Given information:
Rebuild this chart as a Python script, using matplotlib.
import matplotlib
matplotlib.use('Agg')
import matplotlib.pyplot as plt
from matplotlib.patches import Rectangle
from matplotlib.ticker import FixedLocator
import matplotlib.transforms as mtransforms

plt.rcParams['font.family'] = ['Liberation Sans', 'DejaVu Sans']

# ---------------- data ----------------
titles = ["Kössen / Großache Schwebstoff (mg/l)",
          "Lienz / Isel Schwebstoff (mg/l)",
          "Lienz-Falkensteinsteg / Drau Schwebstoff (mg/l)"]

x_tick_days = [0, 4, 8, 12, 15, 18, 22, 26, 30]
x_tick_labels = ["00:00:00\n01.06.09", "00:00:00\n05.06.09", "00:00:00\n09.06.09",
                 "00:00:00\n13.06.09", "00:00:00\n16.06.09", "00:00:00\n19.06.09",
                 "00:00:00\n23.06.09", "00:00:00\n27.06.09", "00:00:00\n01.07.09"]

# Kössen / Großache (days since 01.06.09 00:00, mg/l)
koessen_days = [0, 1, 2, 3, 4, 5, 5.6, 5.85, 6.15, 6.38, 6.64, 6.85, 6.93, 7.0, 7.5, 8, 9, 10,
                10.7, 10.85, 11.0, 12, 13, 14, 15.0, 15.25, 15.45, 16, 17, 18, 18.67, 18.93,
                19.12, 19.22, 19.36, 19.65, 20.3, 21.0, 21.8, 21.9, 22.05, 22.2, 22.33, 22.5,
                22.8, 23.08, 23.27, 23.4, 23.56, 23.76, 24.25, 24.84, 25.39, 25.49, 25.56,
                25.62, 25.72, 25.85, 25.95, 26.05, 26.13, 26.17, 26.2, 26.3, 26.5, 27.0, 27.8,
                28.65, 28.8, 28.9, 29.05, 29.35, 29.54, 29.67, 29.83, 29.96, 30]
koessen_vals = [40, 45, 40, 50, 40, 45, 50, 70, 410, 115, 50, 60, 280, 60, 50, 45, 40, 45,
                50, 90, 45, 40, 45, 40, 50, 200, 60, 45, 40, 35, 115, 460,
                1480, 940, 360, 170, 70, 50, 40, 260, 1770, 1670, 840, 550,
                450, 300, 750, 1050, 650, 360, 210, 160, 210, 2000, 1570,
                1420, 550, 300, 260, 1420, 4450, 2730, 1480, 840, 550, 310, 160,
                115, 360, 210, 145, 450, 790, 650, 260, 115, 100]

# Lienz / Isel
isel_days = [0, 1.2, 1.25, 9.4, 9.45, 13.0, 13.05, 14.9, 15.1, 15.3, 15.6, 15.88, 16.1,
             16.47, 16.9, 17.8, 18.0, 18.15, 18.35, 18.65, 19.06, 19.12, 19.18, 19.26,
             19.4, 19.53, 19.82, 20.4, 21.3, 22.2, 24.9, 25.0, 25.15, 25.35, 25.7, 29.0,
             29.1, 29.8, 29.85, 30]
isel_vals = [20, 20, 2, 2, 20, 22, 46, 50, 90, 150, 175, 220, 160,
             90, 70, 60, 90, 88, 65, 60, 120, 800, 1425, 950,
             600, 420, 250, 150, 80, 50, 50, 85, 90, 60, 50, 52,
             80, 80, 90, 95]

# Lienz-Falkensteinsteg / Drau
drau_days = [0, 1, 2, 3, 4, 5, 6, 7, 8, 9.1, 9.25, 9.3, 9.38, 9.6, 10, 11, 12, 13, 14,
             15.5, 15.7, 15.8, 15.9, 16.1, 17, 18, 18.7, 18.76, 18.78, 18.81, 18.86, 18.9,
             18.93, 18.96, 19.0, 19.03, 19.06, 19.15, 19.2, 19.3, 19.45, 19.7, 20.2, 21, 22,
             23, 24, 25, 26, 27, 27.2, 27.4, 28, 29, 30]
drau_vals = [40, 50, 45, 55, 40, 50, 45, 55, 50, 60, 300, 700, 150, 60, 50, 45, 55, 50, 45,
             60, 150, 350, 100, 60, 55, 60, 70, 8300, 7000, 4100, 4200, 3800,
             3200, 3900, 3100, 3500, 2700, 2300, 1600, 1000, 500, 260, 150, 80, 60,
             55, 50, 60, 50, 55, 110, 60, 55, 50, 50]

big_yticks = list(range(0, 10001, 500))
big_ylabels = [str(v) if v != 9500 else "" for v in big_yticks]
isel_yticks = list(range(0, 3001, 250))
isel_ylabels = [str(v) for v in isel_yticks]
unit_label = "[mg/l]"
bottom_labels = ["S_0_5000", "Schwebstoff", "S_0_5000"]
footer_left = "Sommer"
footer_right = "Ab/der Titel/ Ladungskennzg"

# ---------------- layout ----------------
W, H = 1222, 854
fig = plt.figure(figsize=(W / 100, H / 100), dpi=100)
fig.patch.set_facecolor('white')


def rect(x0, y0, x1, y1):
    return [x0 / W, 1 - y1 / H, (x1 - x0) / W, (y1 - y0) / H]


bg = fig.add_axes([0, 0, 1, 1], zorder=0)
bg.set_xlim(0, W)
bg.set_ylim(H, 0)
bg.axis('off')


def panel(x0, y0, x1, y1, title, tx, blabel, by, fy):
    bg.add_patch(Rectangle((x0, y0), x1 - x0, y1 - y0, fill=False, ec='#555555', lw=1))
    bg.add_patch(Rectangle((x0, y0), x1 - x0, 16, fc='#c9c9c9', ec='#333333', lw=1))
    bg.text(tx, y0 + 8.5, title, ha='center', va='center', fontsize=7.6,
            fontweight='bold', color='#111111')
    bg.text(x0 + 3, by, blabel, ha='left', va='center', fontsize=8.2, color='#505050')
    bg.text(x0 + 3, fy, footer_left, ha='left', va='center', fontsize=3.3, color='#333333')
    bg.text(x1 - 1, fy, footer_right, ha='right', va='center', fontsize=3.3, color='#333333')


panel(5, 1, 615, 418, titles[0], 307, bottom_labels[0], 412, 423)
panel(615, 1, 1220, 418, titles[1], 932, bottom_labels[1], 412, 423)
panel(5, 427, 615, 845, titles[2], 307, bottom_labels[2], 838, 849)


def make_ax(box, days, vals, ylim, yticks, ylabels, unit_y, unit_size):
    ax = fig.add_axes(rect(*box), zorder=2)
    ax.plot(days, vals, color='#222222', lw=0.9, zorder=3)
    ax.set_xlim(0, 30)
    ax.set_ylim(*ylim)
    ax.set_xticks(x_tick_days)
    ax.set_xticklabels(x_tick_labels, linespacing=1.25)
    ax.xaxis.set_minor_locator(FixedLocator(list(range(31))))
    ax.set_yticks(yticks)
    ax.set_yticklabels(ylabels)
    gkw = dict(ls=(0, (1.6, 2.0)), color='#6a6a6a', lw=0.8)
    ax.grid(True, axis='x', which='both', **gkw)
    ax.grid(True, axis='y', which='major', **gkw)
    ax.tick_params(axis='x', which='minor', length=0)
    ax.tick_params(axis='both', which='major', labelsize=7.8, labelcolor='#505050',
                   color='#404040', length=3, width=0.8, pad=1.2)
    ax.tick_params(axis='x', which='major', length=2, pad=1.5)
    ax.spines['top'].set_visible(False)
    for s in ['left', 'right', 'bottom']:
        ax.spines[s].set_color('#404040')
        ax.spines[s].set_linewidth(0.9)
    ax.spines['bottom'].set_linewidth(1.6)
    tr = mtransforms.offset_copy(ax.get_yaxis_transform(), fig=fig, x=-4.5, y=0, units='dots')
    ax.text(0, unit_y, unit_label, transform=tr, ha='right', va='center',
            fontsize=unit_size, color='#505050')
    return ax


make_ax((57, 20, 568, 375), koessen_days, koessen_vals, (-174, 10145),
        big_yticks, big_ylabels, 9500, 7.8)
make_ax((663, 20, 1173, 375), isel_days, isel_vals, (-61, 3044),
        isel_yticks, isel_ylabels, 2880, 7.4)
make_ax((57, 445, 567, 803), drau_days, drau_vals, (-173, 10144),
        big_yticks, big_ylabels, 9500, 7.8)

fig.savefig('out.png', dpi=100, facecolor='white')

Aim of the task: Quote the listing above from its first line to the line with "import matplotlib.transforms as mtransforms", inclusive, and add nothing.

Right answer:
Rebuild this chart as a Python script, using matplotlib.
import matplotlib
matplotlib.use('Agg')
import matplotlib.pyplot as plt
from matplotlib.patches import Rectangle
from matplotlib.ticker import FixedLocator
import matplotlib.transforms as mtransforms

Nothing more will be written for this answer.